The request: Write out the material again word for word, dropping any images it holds.
# Rows start
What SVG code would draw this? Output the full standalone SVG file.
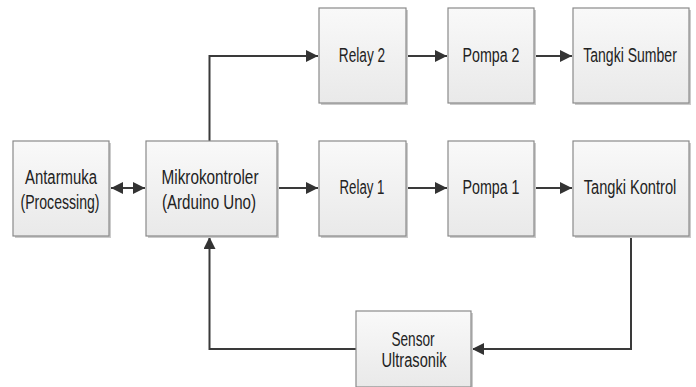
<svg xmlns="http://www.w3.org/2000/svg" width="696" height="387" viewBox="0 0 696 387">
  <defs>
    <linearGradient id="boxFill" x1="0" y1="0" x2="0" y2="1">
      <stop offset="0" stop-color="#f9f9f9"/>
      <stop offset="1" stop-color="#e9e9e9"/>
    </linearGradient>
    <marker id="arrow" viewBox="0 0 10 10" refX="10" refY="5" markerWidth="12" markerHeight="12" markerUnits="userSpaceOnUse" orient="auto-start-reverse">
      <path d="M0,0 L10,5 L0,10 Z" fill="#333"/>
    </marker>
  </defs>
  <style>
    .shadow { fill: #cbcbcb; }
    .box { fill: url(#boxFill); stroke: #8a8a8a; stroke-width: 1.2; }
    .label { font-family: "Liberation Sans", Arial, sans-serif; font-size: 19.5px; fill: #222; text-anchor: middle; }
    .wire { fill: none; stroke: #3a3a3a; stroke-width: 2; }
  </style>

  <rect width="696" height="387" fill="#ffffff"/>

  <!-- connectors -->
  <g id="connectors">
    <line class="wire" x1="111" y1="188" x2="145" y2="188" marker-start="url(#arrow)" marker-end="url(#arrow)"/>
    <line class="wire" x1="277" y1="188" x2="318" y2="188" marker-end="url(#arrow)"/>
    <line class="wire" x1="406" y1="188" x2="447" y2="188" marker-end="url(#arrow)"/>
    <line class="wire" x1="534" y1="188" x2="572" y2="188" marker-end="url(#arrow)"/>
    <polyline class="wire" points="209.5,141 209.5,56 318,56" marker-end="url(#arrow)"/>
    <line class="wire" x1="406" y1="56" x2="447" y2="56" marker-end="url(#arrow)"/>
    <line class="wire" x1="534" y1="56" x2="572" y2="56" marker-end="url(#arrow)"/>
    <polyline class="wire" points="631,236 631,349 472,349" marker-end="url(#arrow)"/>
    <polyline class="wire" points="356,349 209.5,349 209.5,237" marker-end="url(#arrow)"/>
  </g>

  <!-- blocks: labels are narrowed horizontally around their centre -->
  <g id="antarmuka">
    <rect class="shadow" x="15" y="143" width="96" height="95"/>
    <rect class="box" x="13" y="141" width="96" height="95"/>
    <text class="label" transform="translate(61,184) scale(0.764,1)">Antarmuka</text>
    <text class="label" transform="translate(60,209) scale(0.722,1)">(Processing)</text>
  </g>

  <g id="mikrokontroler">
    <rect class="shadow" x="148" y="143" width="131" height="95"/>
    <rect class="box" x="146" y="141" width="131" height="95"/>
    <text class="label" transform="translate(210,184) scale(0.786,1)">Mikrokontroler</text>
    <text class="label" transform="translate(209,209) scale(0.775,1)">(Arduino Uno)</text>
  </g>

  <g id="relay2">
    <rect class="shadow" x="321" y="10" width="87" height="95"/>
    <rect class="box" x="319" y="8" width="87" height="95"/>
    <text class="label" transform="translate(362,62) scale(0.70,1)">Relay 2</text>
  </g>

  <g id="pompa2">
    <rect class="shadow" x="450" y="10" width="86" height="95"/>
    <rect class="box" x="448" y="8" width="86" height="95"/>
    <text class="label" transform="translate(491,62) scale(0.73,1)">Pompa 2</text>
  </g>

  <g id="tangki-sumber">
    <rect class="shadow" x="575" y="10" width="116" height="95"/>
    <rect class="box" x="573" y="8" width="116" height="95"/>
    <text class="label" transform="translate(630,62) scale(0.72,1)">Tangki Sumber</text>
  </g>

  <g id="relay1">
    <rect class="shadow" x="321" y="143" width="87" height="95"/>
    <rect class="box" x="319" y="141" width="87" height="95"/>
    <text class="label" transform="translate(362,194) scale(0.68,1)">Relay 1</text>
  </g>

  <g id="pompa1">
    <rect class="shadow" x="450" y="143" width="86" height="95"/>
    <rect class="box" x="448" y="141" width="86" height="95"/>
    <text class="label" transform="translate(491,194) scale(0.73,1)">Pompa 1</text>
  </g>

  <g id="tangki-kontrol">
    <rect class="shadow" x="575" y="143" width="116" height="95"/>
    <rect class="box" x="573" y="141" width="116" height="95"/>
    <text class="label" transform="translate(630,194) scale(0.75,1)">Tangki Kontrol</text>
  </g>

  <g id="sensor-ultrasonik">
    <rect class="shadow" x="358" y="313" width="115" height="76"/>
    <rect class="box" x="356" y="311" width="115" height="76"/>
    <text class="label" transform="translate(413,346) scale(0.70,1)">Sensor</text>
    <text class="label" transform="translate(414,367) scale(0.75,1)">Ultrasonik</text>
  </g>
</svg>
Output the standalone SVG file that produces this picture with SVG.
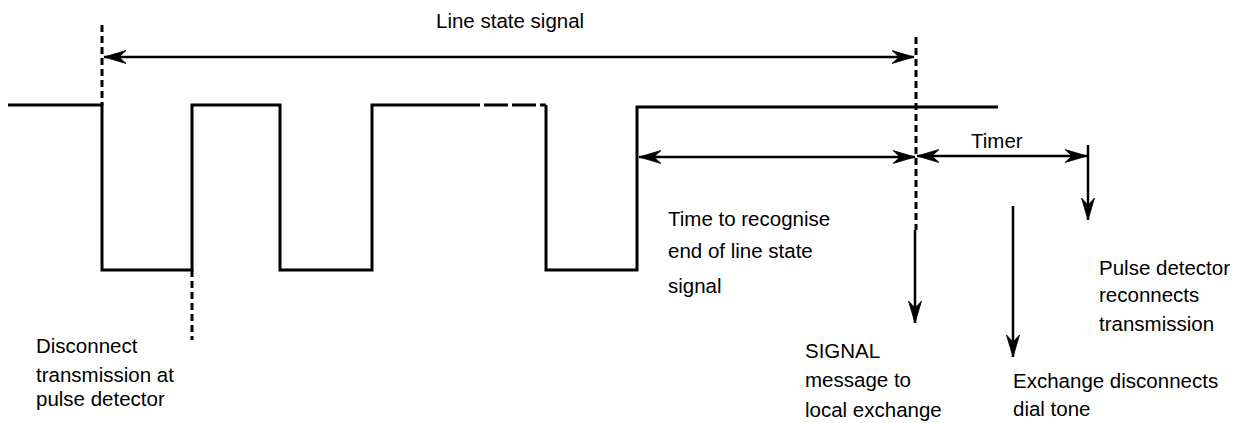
# Rows end
Finished exercise:
What SVG code would draw this? Output the full standalone SVG file.
<svg xmlns="http://www.w3.org/2000/svg" width="696" height="387" viewBox="0 0 696 387">
  <defs>
    <linearGradient id="boxFill" x1="0" y1="0" x2="0" y2="1">
      <stop offset="0" stop-color="#f9f9f9"/>
      <stop offset="1" stop-color="#e9e9e9"/>
    </linearGradient>
    <marker id="arrow" viewBox="0 0 10 10" refX="10" refY="5" markerWidth="12" markerHeight="12" markerUnits="userSpaceOnUse" orient="auto-start-reverse">
      <path d="M0,0 L10,5 L0,10 Z" fill="#333"/>
    </marker>
  </defs>
  <style>
    .shadow { fill: #cbcbcb; }
    .box { fill: url(#boxFill); stroke: #8a8a8a; stroke-width: 1.2; }
    .label { font-family: "Liberation Sans", Arial, sans-serif; font-size: 19.5px; fill: #222; text-anchor: middle; }
    .wire { fill: none; stroke: #3a3a3a; stroke-width: 2; }
  </style>

  <rect width="696" height="387" fill="#ffffff"/>

  <!-- connectors -->
  <g id="connectors">
    <line class="wire" x1="111" y1="188" x2="145" y2="188" marker-start="url(#arrow)" marker-end="url(#arrow)"/>
    <line class="wire" x1="277" y1="188" x2="318" y2="188" marker-end="url(#arrow)"/>
    <line class="wire" x1="406" y1="188" x2="447" y2="188" marker-end="url(#arrow)"/>
    <line class="wire" x1="534" y1="188" x2="572" y2="188" marker-end="url(#arrow)"/>
    <polyline class="wire" points="209.5,141 209.5,56 318,56" marker-end="url(#arrow)"/>
    <line class="wire" x1="406" y1="56" x2="447" y2="56" marker-end="url(#arrow)"/>
    <line class="wire" x1="534" y1="56" x2="572" y2="56" marker-end="url(#arrow)"/>
    <polyline class="wire" points="631,236 631,349 472,349" marker-end="url(#arrow)"/>
    <polyline class="wire" points="356,349 209.5,349 209.5,237" marker-end="url(#arrow)"/>
  </g>

  <!-- blocks: labels are narrowed horizontally around their centre -->
  <g id="antarmuka">
    <rect class="shadow" x="15" y="143" width="96" height="95"/>
    <rect class="box" x="13" y="141" width="96" height="95"/>
    <text class="label" transform="translate(61,184) scale(0.764,1)">Antarmuka</text>
    <text class="label" transform="translate(60,209) scale(0.722,1)">(Processing)</text>
  </g>

  <g id="mikrokontroler">
    <rect class="shadow" x="148" y="143" width="131" height="95"/>
    <rect class="box" x="146" y="141" width="131" height="95"/>
    <text class="label" transform="translate(210,184) scale(0.786,1)">Mikrokontroler</text>
    <text class="label" transform="translate(209,209) scale(0.775,1)">(Arduino Uno)</text>
  </g>

  <g id="relay2">
    <rect class="shadow" x="321" y="10" width="87" height="95"/>
    <rect class="box" x="319" y="8" width="87" height="95"/>
    <text class="label" transform="translate(362,62) scale(0.70,1)">Relay 2</text>
  </g>

  <g id="pompa2">
    <rect class="shadow" x="450" y="10" width="86" height="95"/>
    <rect class="box" x="448" y="8" width="86" height="95"/>
    <text class="label" transform="translate(491,62) scale(0.73,1)">Pompa 2</text>
  </g>

  <g id="tangki-sumber">
    <rect class="shadow" x="575" y="10" width="116" height="95"/>
    <rect class="box" x="573" y="8" width="116" height="95"/>
    <text class="label" transform="translate(630,62) scale(0.72,1)">Tangki Sumber</text>
  </g>

  <g id="relay1">
    <rect class="shadow" x="321" y="143" width="87" height="95"/>
    <rect class="box" x="319" y="141" width="87" height="95"/>
    <text class="label" transform="translate(362,194) scale(0.68,1)">Relay 1</text>
  </g>

  <g id="pompa1">
    <rect class="shadow" x="450" y="143" width="86" height="95"/>
    <rect class="box" x="448" y="141" width="86" height="95"/>
    <text class="label" transform="translate(491,194) scale(0.73,1)">Pompa 1</text>
  </g>

  <g id="tangki-kontrol">
    <rect class="shadow" x="575" y="143" width="116" height="95"/>
    <rect class="box" x="573" y="141" width="116" height="95"/>
    <text class="label" transform="translate(630,194) scale(0.75,1)">Tangki Kontrol</text>
  </g>

  <g id="sensor-ultrasonik">
    <rect class="shadow" x="358" y="313" width="115" height="76"/>
    <rect class="box" x="356" y="311" width="115" height="76"/>
    <text class="label" transform="translate(413,346) scale(0.70,1)">Sensor</text>
    <text class="label" transform="translate(414,367) scale(0.75,1)">Ultrasonik</text>
  </g>
</svg>
Output the standalone SVG file that produces this picture with SVG.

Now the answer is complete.